Exercise prompt:
Which lines below fall between the one containing "Write a Python" and the one containing "legend_labels = ['eutrophe', 'mésotrophe', 'oligotrophe']"? Repeat them exactly, counting both of those lines, and add nothing else.
-- Information provided start --
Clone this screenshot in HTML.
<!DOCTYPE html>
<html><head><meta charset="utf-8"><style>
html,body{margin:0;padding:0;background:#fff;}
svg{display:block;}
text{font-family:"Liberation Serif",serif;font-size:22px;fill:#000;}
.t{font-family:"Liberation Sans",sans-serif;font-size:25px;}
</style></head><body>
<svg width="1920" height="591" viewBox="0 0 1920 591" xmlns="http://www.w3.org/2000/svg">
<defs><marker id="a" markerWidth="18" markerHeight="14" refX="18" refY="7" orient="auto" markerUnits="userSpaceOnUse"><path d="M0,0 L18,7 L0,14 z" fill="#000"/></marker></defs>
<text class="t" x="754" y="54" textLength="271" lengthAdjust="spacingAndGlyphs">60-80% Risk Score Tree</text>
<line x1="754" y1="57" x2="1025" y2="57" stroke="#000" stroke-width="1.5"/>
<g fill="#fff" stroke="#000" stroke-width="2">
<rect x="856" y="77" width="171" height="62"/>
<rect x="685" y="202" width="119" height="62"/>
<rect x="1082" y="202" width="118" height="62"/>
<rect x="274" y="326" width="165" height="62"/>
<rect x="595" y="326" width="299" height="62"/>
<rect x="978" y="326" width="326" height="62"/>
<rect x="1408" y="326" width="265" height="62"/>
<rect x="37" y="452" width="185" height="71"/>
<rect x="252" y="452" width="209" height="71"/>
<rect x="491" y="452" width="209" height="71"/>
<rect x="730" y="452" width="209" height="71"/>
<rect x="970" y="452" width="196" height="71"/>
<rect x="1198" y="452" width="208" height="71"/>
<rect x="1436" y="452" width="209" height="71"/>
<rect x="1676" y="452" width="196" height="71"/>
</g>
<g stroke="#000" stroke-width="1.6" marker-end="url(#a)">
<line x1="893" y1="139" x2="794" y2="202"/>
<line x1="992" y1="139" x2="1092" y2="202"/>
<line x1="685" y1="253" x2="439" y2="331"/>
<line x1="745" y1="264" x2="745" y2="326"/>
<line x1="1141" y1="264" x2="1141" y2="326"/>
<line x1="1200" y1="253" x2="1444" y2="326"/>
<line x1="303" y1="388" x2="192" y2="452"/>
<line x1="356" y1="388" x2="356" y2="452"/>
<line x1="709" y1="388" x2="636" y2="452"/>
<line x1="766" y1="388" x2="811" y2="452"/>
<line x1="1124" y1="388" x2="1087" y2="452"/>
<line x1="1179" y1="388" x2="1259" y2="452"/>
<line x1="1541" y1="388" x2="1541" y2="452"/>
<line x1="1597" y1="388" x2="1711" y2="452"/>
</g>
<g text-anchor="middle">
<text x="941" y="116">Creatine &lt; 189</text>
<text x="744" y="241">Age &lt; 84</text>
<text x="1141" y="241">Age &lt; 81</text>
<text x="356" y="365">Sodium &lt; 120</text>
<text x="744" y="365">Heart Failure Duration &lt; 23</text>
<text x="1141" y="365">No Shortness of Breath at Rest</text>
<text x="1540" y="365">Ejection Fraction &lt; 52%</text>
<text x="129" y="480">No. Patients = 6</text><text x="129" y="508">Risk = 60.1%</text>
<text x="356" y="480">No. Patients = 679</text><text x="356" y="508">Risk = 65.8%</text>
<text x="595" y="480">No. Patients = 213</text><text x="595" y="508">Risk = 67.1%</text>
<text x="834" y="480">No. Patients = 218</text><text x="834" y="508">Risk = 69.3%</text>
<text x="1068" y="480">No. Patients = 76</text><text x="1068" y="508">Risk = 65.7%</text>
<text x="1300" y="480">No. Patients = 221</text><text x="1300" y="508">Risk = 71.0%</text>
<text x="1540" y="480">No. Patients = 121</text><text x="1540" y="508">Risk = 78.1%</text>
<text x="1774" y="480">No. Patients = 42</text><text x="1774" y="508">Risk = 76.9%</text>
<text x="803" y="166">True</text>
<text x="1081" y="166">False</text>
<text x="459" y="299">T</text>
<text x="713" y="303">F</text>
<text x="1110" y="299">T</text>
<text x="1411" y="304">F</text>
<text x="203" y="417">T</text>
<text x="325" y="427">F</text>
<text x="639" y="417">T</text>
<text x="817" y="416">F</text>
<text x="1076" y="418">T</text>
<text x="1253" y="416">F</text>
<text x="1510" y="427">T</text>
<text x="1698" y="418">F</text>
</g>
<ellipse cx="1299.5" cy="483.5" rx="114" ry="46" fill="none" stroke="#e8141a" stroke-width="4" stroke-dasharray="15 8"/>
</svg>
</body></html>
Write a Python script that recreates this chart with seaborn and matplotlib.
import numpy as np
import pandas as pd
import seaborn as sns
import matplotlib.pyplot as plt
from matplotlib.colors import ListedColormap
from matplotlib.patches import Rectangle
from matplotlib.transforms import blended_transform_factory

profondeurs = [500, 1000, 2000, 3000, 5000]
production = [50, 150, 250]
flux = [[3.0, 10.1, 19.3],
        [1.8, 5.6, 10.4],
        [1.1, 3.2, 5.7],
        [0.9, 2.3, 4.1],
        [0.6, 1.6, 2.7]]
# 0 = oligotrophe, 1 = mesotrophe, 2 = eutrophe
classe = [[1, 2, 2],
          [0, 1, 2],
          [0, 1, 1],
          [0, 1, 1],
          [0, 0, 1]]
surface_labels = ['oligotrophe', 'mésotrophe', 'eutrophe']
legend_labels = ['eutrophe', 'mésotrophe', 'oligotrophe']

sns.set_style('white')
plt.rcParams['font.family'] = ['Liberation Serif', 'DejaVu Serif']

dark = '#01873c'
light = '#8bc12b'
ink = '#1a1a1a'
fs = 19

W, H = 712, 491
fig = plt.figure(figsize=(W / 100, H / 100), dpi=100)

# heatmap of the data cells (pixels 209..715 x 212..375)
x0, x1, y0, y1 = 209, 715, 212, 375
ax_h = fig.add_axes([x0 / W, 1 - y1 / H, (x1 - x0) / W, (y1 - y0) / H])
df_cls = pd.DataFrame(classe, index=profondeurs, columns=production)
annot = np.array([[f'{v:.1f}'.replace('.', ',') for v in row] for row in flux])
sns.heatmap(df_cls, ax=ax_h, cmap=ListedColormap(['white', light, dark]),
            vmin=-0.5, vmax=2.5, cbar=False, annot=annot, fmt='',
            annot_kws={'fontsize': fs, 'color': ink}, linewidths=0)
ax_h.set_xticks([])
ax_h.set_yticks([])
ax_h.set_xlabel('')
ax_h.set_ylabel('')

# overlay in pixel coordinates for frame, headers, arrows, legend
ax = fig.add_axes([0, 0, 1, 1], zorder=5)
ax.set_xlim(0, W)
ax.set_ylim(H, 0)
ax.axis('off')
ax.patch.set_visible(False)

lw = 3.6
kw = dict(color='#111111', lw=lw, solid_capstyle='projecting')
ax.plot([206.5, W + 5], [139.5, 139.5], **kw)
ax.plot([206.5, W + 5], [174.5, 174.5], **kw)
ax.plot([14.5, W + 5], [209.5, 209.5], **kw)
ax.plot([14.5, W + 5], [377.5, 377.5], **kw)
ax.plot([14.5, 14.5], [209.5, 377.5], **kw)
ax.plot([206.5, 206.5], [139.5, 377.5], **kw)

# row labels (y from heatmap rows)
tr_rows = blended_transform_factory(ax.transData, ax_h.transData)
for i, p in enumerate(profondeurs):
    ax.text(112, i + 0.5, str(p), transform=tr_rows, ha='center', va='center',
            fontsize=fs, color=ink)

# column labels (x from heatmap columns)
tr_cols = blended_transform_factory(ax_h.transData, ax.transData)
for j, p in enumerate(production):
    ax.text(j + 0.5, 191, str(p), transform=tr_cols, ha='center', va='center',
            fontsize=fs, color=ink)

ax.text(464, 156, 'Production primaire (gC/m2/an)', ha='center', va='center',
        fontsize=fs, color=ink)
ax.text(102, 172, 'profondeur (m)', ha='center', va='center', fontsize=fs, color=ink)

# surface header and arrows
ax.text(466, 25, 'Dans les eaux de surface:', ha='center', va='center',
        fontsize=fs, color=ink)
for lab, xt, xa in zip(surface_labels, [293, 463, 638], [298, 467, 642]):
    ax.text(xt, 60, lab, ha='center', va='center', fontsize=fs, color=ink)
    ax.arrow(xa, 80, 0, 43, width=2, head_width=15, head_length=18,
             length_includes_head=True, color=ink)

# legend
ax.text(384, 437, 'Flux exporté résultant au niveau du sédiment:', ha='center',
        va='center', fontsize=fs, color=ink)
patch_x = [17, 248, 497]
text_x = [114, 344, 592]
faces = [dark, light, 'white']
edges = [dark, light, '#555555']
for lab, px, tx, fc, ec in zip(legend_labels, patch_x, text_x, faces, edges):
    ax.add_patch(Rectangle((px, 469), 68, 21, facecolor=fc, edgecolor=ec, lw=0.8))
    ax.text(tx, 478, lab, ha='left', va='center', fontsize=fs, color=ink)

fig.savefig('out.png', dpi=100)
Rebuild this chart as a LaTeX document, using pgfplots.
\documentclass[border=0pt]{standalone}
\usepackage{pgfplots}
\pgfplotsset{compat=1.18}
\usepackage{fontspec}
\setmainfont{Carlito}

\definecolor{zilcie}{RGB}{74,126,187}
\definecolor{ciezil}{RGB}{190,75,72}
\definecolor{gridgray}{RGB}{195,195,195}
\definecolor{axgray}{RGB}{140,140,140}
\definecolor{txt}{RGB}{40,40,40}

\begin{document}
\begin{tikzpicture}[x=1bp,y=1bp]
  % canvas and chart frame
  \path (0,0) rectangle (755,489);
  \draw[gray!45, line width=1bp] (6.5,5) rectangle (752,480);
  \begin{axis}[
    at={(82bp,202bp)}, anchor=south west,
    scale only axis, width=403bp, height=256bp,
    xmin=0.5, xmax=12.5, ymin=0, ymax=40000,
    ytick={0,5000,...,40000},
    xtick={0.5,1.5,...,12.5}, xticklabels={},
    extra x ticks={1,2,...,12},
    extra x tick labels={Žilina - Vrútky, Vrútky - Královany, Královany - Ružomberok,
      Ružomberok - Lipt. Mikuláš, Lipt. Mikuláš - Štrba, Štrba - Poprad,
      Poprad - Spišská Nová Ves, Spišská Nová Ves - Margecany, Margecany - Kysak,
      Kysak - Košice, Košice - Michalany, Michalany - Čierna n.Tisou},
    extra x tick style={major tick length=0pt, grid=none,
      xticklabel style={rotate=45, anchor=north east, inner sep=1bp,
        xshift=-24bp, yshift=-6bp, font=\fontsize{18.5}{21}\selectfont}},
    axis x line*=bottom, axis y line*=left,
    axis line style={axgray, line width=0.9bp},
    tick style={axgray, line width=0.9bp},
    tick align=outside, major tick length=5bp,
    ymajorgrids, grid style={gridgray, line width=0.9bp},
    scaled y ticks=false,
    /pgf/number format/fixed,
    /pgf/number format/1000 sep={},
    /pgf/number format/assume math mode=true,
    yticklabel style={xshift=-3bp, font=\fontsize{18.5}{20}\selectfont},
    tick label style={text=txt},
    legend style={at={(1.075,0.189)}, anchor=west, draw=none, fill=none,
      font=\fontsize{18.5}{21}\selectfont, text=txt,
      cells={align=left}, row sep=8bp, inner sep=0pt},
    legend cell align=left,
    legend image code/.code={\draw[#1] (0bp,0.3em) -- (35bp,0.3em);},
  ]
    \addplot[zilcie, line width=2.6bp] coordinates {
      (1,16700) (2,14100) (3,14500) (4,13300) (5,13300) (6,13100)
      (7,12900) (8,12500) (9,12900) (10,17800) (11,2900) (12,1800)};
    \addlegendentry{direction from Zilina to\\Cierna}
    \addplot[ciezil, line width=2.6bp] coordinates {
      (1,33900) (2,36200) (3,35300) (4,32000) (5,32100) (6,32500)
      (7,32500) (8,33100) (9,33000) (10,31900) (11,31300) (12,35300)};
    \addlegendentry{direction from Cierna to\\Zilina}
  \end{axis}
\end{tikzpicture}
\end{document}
-- Information provided end --
Exercise answer:
Write a Python script that recreates this chart with seaborn and matplotlib.
import numpy as np
import pandas as pd
import seaborn as sns
import matplotlib.pyplot as plt
from matplotlib.colors import ListedColormap
from matplotlib.patches import Rectangle
from matplotlib.transforms import blended_transform_factory

profondeurs = [500, 1000, 2000, 3000, 5000]
production = [50, 150, 250]
flux = [[3.0, 10.1, 19.3],
        [1.8, 5.6, 10.4],
        [1.1, 3.2, 5.7],
        [0.9, 2.3, 4.1],
        [0.6, 1.6, 2.7]]
# 0 = oligotrophe, 1 = mesotrophe, 2 = eutrophe
classe = [[1, 2, 2],
          [0, 1, 2],
          [0, 1, 1],
          [0, 1, 1],
          [0, 0, 1]]
surface_labels = ['oligotrophe', 'mésotrophe', 'eutrophe']
legend_labels = ['eutrophe', 'mésotrophe', 'oligotrophe']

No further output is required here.